▸ **OBJECTIVE**
Transcribe the material exactly. Images do not belong in the copy.
■ ■ ■ ■ ■
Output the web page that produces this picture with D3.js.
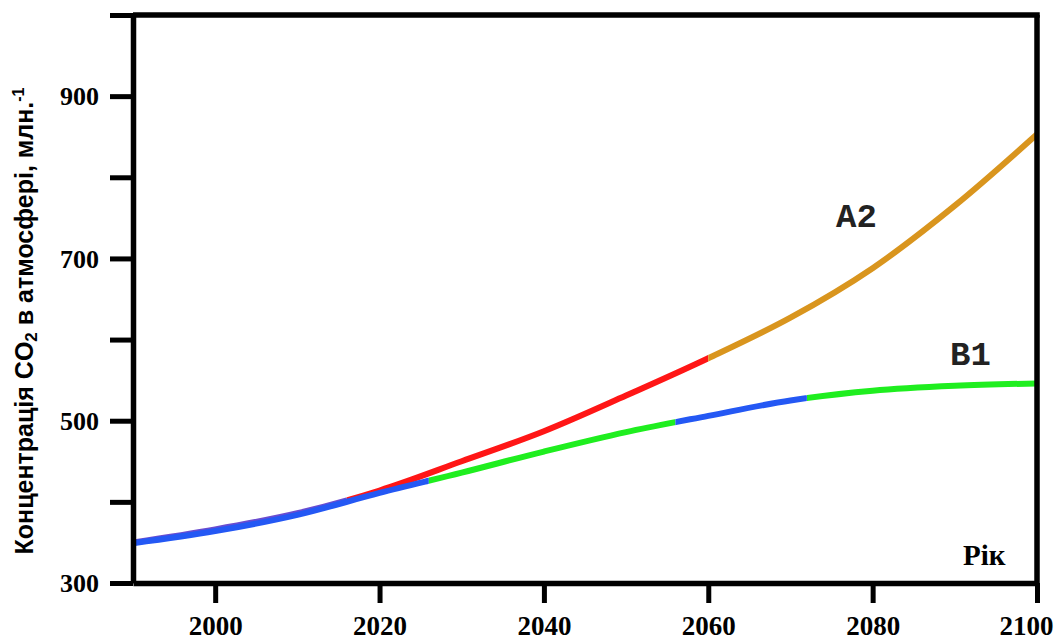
<!DOCTYPE html>
<html>
<head>
<meta charset="utf-8">
<script src="https://cdn.jsdelivr.net/npm/d3@7"></script>
<style>
  html, body { margin: 0; padding: 0; background: #fff; }
  svg { display: block; }
</style>
</head>
<body>
<svg id="chart" width="1058" height="642"></svg>
<script>
// ---------- DATA ----------
const years = [1990, 2000, 2010, 2020, 2030, 2040, 2050, 2060, 2070, 2080, 2090, 2100];
const seriesA2 = [350, 366, 386, 414, 450, 487, 531, 577, 627, 688, 765, 853];
const seriesB1 = [349, 364, 384, 411, 436, 462, 486, 506, 525, 537, 543, 546];
const seriesNames = ["A2", "B1"];
// year ranges of the coloured pieces of each curve
const breaksA2 = [1990, 2016, 2060, 2100];
const breaksB1 = [1990, 2026, 2056, 2072, 2100];
const xTicks = [2000, 2020, 2040, 2060, 2080, 2100];
const yTicks = [300, 400, 500, 600, 700, 800, 900, 1000];
const yTickLabels = [300, 500, 700, 900];
const yTitle = "Концентрація CO";
const xTitle = "Рік";

// ---------- STYLE ----------
const colorsA2 = ["#6a4cd0", "#ff1616", "#d9951e"];
const colorsB1 = ["#2458f4", "#1fee1f", "#2458f4", "#1fee1f"];

const svg = d3.select("#chart");
svg.append("rect").attr("width", 1058).attr("height", 642).attr("fill", "#fff");

const x = d3.scaleLinear().domain([1990, 2100]).range([133, 1037]);
const y = d3.scaleLinear().domain([300, 1000]).range([583, 15]);

const defs = svg.append("defs");
const line = d3.line().x(d => x(d[0])).y(d => y(d[1])).curve(d3.curveCatmullRom.alpha(0.5));

function drawSeries(values, breaks, colors, id) {
  const pts = years.map((yr, i) => [yr, values[i]]);
  for (let i = 0; i < breaks.length - 1; i++) {
    const cid = `clip-${id}-${i}`;
    defs.append("clipPath").attr("id", cid)
      .append("rect")
      .attr("x", x(breaks[i])).attr("y", 0)
      .attr("width", x(breaks[i + 1]) - x(breaks[i]))
      .attr("height", 642);
    svg.append("path")
      .datum(pts)
      .attr("d", line)
      .attr("fill", "none")
      .attr("stroke", colors[i])
      .attr("stroke-width", 6)
      .attr("clip-path", `url(#${cid})`);
  }
}
drawSeries(seriesA2, breaksA2, colorsA2, "a2");
drawSeries(seriesB1, breaksB1, colorsB1, "b1");

// ---------- AXES ----------
const yAxis = d3.axisLeft(y)
  .tickValues(yTicks)
  .tickSize(23)
  .tickSizeOuter(0)
  .tickPadding(11)
  .tickFormat(d => yTickLabels.includes(d) ? String(d) : "");
const gy = svg.append("g").attr("transform", "translate(133,0)").call(yAxis);
gy.select(".domain").attr("stroke", "#000").attr("stroke-width", 5.5);
gy.selectAll(".tick line").attr("stroke", "#000").attr("stroke-width", 5);
gy.selectAll(".tick text")
  .attr("font-family", "'Liberation Serif', 'Times New Roman', serif")
  .attr("font-weight", "bold")
  .attr("font-size", 26)
  .attr("fill", "#000")
  .attr("dy", "0.34em");

const xAxis = d3.axisBottom(x)
  .tickValues(xTicks)
  .tickSize(20)
  .tickSizeOuter(0)
  .tickPadding(0)
  .tickFormat(d3.format("d"));
const gx = svg.append("g").attr("transform", "translate(0,583)").call(xAxis);
gx.select(".domain").attr("stroke", "#000").attr("stroke-width", 5.5);
gx.selectAll(".tick line").attr("stroke", "#000").attr("stroke-width", 5);
gx.selectAll(".tick text")
  .attr("font-family", "'Liberation Serif', 'Times New Roman', serif")
  .attr("font-weight", "bold")
  .attr("font-size", 27)
  .attr("fill", "#000")
  .attr("y", 52)
  .attr("dy", 0);
// last label sits inside the picture's right edge, as in the original
gx.selectAll(".tick text").filter(d => d === 2100)
  .attr("text-anchor", "end")
  .attr("x", 16);

// frame: top and right
svg.append("line")
  .attr("x1", x(1990)).attr("x2", x(2100) + 2.75)
  .attr("y1", y(1000)).attr("y2", y(1000))
  .attr("stroke", "#000").attr("stroke-width", 5.5);
svg.append("line")
  .attr("x1", x(2100)).attr("x2", x(2100))
  .attr("y1", y(1000)).attr("y2", y(300))
  .attr("stroke", "#000").attr("stroke-width", 5.5);

// ---------- LABELS ----------
const yt = svg.append("text")
  .attr("transform", `translate(33,${(82 + 560) / 2}) rotate(-90)`)
  .attr("text-anchor", "middle")
  .attr("font-family", "'Liberation Sans', Arial, sans-serif")
  .attr("font-weight", "bold")
  .attr("font-size", 25)
  .attr("fill", "#000");
yt.append("tspan").text(yTitle);
yt.append("tspan").text("2").attr("font-size", 17).attr("baseline-shift", "-25%");
yt.append("tspan").text(" в атмосфері, млн.");
yt.append("tspan").text("-1").attr("font-size", 16).attr("baseline-shift", "55%");

svg.append("text")
  .attr("x", 963).attr("y", 565)
  .attr("font-family", "'Liberation Serif', 'Times New Roman', serif")
  .attr("font-weight", "bold")
  .attr("font-size", 29)
  .attr("fill", "#000")
  .text(xTitle);

const nameFont = "'Liberation Mono', 'Courier New', monospace";
svg.append("text")
  .attr("x", 836).attr("y", 227)
  .attr("font-family", nameFont).attr("font-weight", "bold")
  .attr("font-size", 34).attr("fill", "#222")
  .text(seriesNames[0]);
svg.append("text")
  .attr("x", 950).attr("y", 365)
  .attr("font-family", nameFont).attr("font-weight", "bold")
  .attr("font-size", 34).attr("fill", "#222")
  .text(seriesNames[1]);
</script>
</body>
</html>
■ ■ ■ ■ ■
▸ **EXERCISE RESPONSE**
Output the web page that produces this picture with D3.js.
<!DOCTYPE html>
<html>
<head>
<meta charset="utf-8">
<script src="https://cdn.jsdelivr.net/npm/d3@7"></script>
<style>
  html, body { margin: 0; padding: 0; background: #fff; }
  svg { display: block; }
</style>
</head>
<body>
<svg id="chart" width="1058" height="642"></svg>
<script>
// ---------- DATA ----------
const years = [1990, 2000, 2010, 2020, 2030, 2040, 2050, 2060, 2070, 2080, 2090, 2100];
const seriesA2 = [350, 366, 386, 414, 450, 487, 531, 577, 627, 688, 765, 853];
const seriesB1 = [349, 364, 384, 411, 436, 462, 486, 506, 525, 537, 543, 546];
const seriesNames = ["A2", "B1"];
// year ranges of the coloured pieces of each curve
const breaksA2 = [1990, 2016, 2060, 2100];
const breaksB1 = [1990, 2026, 2056, 2072, 2100];
const xTicks = [2000, 2020, 2040, 2060, 2080, 2100];
const yTicks = [300, 400, 500, 600, 700, 800, 900, 1000];
const yTickLabels = [300, 500, 700, 900];
const yTitle = "Концентрація CO";
const xTitle = "Рік";

// ---------- STYLE ----------
const colorsA2 = ["#6a4cd0", "#ff1616", "#d9951e"];
const colorsB1 = ["#2458f4", "#1fee1f", "#2458f4", "#1fee1f"];

const svg = d3.select("#chart");
svg.append("rect").attr("width", 1058).attr("height", 642).attr("fill", "#fff");

const x = d3.scaleLinear().domain([1990, 2100]).range([133, 1037]);
const y = d3.scaleLinear().domain([300, 1000]).range([583, 15]);

const defs = svg.append("defs");
const line = d3.line().x(d => x(d[0])).y(d => y(d[1])).curve(d3.curveCatmullRom.alpha(0.5));

function drawSeries(values, breaks, colors, id) {
  const pts = years.map((yr, i) => [yr, values[i]]);
  for (let i = 0; i < breaks.length - 1; i++) {
    const cid = `clip-${id}-${i}`;
    defs.append("clipPath").attr("id", cid)
      .append("rect")
      .attr("x", x(breaks[i])).attr("y", 0)
      .attr("width", x(breaks[i + 1]) - x(breaks[i]))
      .attr("height", 642);
    svg.append("path")
      .datum(pts)
      .attr("d", line)
      .attr("fill", "none")
      .attr("stroke", colors[i])
      .attr("stroke-width", 6)
      .attr("clip-path", `url(#${cid})`);
  }
}
drawSeries(seriesA2, breaksA2, colorsA2, "a2");
drawSeries(seriesB1, breaksB1, colorsB1, "b1");

// ---------- AXES ----------
const yAxis = d3.axisLeft(y)
  .tickValues(yTicks)
  .tickSize(23)
  .tickSizeOuter(0)
  .tickPadding(11)
  .tickFormat(d => yTickLabels.includes(d) ? String(d) : "");
const gy = svg.append("g").attr("transform", "translate(133,0)").call(yAxis);
gy.select(".domain").attr("stroke", "#000").attr("stroke-width", 5.5);
gy.selectAll(".tick line").attr("stroke", "#000").attr("stroke-width", 5);
gy.selectAll(".tick text")
  .attr("font-family", "'Liberation Serif', 'Times New Roman', serif")
  .attr("font-weight", "bold")
  .attr("font-size", 26)
  .attr("fill", "#000")
  .attr("dy", "0.34em");

const xAxis = d3.axisBottom(x)
  .tickValues(xTicks)
  .tickSize(20)
  .tickSizeOuter(0)
  .tickPadding(0)
  .tickFormat(d3.format("d"));
const gx = svg.append("g").attr("transform", "translate(0,583)").call(xAxis);
gx.select(".domain").attr("stroke", "#000").attr("stroke-width", 5.5);
gx.selectAll(".tick line").attr("stroke", "#000").attr("stroke-width", 5);
gx.selectAll(".tick text")
  .attr("font-family", "'Liberation Serif', 'Times New Roman', serif")
  .attr("font-weight", "bold")
  .attr("font-size", 27)
  .attr("fill", "#000")
  .attr("y", 52)
  .attr("dy", 0);
// last label sits inside the picture's right edge, as in the original
gx.selectAll(".tick text").filter(d => d === 2100)
  .attr("text-anchor", "end")
  .attr("x", 16);

// frame: top and right
svg.append("line")
  .attr("x1", x(1990)).attr("x2", x(2100) + 2.75)
  .attr("y1", y(1000)).attr("y2", y(1000))
  .attr("stroke", "#000").attr("stroke-width", 5.5);
svg.append("line")
  .attr("x1", x(2100)).attr("x2", x(2100))
  .attr("y1", y(1000)).attr("y2", y(300))
  .attr("stroke", "#000").attr("stroke-width", 5.5);

// ---------- LABELS ----------
const yt = svg.append("text")
  .attr("transform", `translate(33,${(82 + 560) / 2}) rotate(-90)`)
  .attr("text-anchor", "middle")
  .attr("font-family", "'Liberation Sans', Arial, sans-serif")
  .attr("font-weight", "bold")
  .attr("font-size", 25)
  .attr("fill", "#000");
yt.append("tspan").text(yTitle);
yt.append("tspan").text("2").attr("font-size", 17).attr("baseline-shift", "-25%");
yt.append("tspan").text(" в атмосфері, млн.");
yt.append("tspan").text("-1").attr("font-size", 16).attr("baseline-shift", "55%");

svg.append("text")
  .attr("x", 963).attr("y", 565)
  .attr("font-family", "'Liberation Serif', 'Times New Roman', serif")
  .attr("font-weight", "bold")
  .attr("font-size", 29)
  .attr("fill", "#000")
  .text(xTitle);

const nameFont = "'Liberation Mono', 'Courier New', monospace";
svg.append("text")
  .attr("x", 836).attr("y", 227)
  .attr("font-family", nameFont).attr("font-weight", "bold")
  .attr("font-size", 34).attr("fill", "#222")
  .text(seriesNames[0]);
svg.append("text")
  .attr("x", 950).attr("y", 365)
  .attr("font-family", nameFont).attr("font-weight", "bold")
  .attr("font-size", 34).attr("fill", "#222")
  .text(seriesNames[1]);
</script>
</body>
</html>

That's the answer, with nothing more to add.